Your 30% wants bucket might include:

  • Restaurants and takeout
  • Entertainment (movies, concerts, streaming)
  • Hobbies and recreation
  • Non-essential shopping
  • Travel and vacations
  • Premium versions of services

The beauty here is that you can spend this money guilt-free, knowing you’ve already taken care of your needs and future.

The “Savings & Debt” Category: Your Future Self’s Best Friend

This 20% is doing double duty – it’s both your safety net and your ticket to financial freedom. Here’s how to prioritize:

  1. Emergency fund first – Aim for $1,000 initially, then build to 3-6 months of expenses
  2. Employer 401(k) match – Free money is still free money
  3. High-interest debt – Credit cards, personal loans
  4. Additional retirement savings – Roth IRA, more 401(k)
  5. Other goals – House down payment, vacation fund, investments

When Life Doesn’t Fit the Formula (Spoiler: It Usually Doesn’t)

Let me be honest – the 50/30/20 rule is a starting point, not gospel. Real life is messier than percentages, and that’s okay.

High cost of living area? Your needs might be 60% or even 70% of your income. That’s reality, not failure. Adjust the other categories accordingly.

Serious debt situation? You might flip to 50/20/30, putting more toward debt elimination and less toward wants temporarily.

Higher income? You might find your needs are only 40% of your income, giving you more flexibility for savings and enjoyment.

Variable income? Base your budget on your lowest typical month, and treat higher-income months as bonuses for extra savings or debt payments.

Making It Work: Practical Tips from the Trenches

Start with tracking: You can’t manage what you don’t measure. Use whatever method works – apps, spreadsheets, or good old-fashioned pen and paper.

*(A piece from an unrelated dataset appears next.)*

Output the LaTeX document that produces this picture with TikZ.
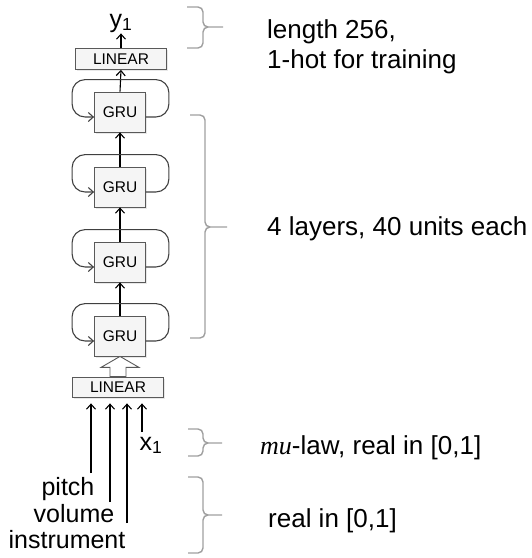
\documentclass[tikz,border=0pt]{standalone}
\usepackage{fontspec}
\setmainfont{Liberation Sans}
\newfontfamily\muserif{Liberation Serif}
\usetikzlibrary{arrows.meta,shadows}

\tikzset{
    box/.style={draw=gray!70!black, fill=gray!8, line width=0.8pt, inner sep=0pt,
        font=\fontsize{15.5}{18}\selectfont,
        drop shadow={opacity=0.18, shadow xshift=1.5pt, shadow yshift=-1.5pt}},
    gru/.style={box, minimum width=51pt, minimum height=40pt},
    linear/.style={box, minimum width=91pt, minimum height=21pt},
    lefttext/.style={font=\fontsize{25}{30}\selectfont, inner sep=0pt},
    righttext/.style={font=\fontsize{26}{31}\selectfont, inner sep=0pt, anchor=base west},
    flow/.style={-{Straight Barb[length=5pt,width=9pt]}, line width=1.1pt},
    recur/.style={flow, draw=black!75, rounded corners=13pt},
    bracket/.style={draw=gray!75, line width=1.4pt, rounded corners=5pt},
    hollow/.style={draw=gray!70!black, fill=white, line width=0.9pt}
}

\begin{document}
\begin{tikzpicture}[x=1pt, y=-1pt]
        \useasboundingbox (0,0) rectangle (532,558);

        % Output side
        \node[linear] (lin_out) at (121,59) {LINEAR};
        \node[lefttext, anchor=base] (y1) at (121,27) {y\textsubscript{1}};
        \draw[flow, shorten >=1pt] (lin_out.north) -- (y1.south);

        % GRU stack
        \foreach \i/\y in {1/112,2/187,3/262,4/336}
            \node[gru] (gru\i) at (120,\y) {GRU};
        \draw[flow] (gru1.north) -- (lin_out.south);
        \draw[flow] (gru2.north) -- (gru1.south);
        \draw[flow] (gru3.north) -- (gru2.south);
        \draw[flow] (gru4.north) -- (gru3.south);

        % Recurrent loops
        \foreach \i in {1,...,4}
            \draw[recur] ([yshift=-5pt]gru\i.east) -- ++(23,0)
                |- ([yshift=12pt]gru\i.north)
                -| ([xshift=-22pt,yshift=-5pt]gru\i.west)
                -- ([yshift=-5pt]gru\i.west);

        % Input side
        \node[linear, minimum height=20pt] (lin_in) at (118,387) {LINEAR};
        \draw[hollow] ([xshift=-8pt]lin_in.north)
            |- ([xshift=-19pt,yshift=-11pt]gru4.south) -- (gru4.south)
            -- ([xshift=19pt,yshift=-11pt]gru4.south)
            -| ([xshift=8pt]lin_in.north) -- cycle;

        \coordinate (pitch_in) at (91,473);
        \coordinate (volume_in) at (110,502);
        \coordinate (instr_in) at (127,523);
        \coordinate (x1_in) at (142,432);
        \foreach \c in {pitch_in,volume_in,instr_in,x1_in}
            \draw[flow, shorten >=6pt] (\c) -- (\c |- lin_in.south);

        \node[lefttext, anchor=base] (x1) at (151,450) {x\textsubscript{1}};
        \node[lefttext, anchor=base] (pitch) at (68,495) {pitch};
        \node[lefttext, anchor=base] (volume) at (74,522) {volume};
        \node[lefttext, anchor=base] (instrument) at (67,548) {instrument};

        % Braces
        \foreach \xa/\xb/\xc/\ya/\ym/\yb in {187/203/223/7/27/48, 190/205/227/115/227/338,
                188/203/222/429/443/456, 188/203/222/477/515/553}
            \draw[bracket] (\xa,\ya) -- (\xb,\ya) -- (\xb,\ym) -- (\xc,\ym)
                (\xa,\yb) -- (\xb,\yb) -- (\xb,\ym) -- (\xc,\ym);

        % Notes
        \node[righttext] (len_a) at (267,38) {length 256,};
        \node[righttext] (len_b) at (267,68) {1-hot for training};
        \node[righttext] (layers) at (267,235) {4 layers, 40 units each};
        \node[righttext] (mulaw) at (260,454) {{\muserif\itshape mu}-law, real in [0,1]};
        \node[righttext] (real) at (268,527) {real in [0,1]};
    \end{tikzpicture}
\end{document}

Automate everything possible: Set up automatic transfers to savings and automatic bill payments. Remove yourself from the equation wherever you can.

Use the envelope method: Whether digital or physical, allocating specific amounts to each category helps prevent overspending.

Review and adjust monthly: Your budget should evolve with your life. Got a raise? Paid off a credit card? Adjust those percentages.

Common Pitfalls (And How to Dodge Them)

The “I’ll start next month” trap: Start now, even if it’s imperfect. A mediocre budget you actually use beats a perfect budget you never implement.

All-or-nothing thinking: Went over your wants budget? Don’t throw in the towel. Adjust next month and keep going.

Forgetting irregular expenses: Car registration, holiday gifts, annual subscriptions – these need to be budgeted for too.

Being too restrictive: If your budget feels like a financial diet, you’re probably being too harsh. Build in some flexibility so you don’t end up binge-spending.

The Bottom Line

The 50/30/20 rule isn’t about perfect financial discipline – it’s about creating a sustainable system that lets you live today while building for tomorrow. (And yes, that includes the occasional impulse purchase, as long as it fits in your wants category.)

Personal observation: Since I started recommending this approach to clients, I’ve seen fewer people give up on budgeting altogether. There’s something powerful about having permission to spend money on things you enjoy, guilt-free.

Remember, the best budget is the one you’ll actually stick to. Start with 50/30/20, adjust as needed, and give yourself credit for taking control of your financial future. Your bank account – and your stress levels – will thank you.

The goal isn’t perfection; it’s progress. And progress, my friends, is worth celebrating (preferably with something from your wants budget).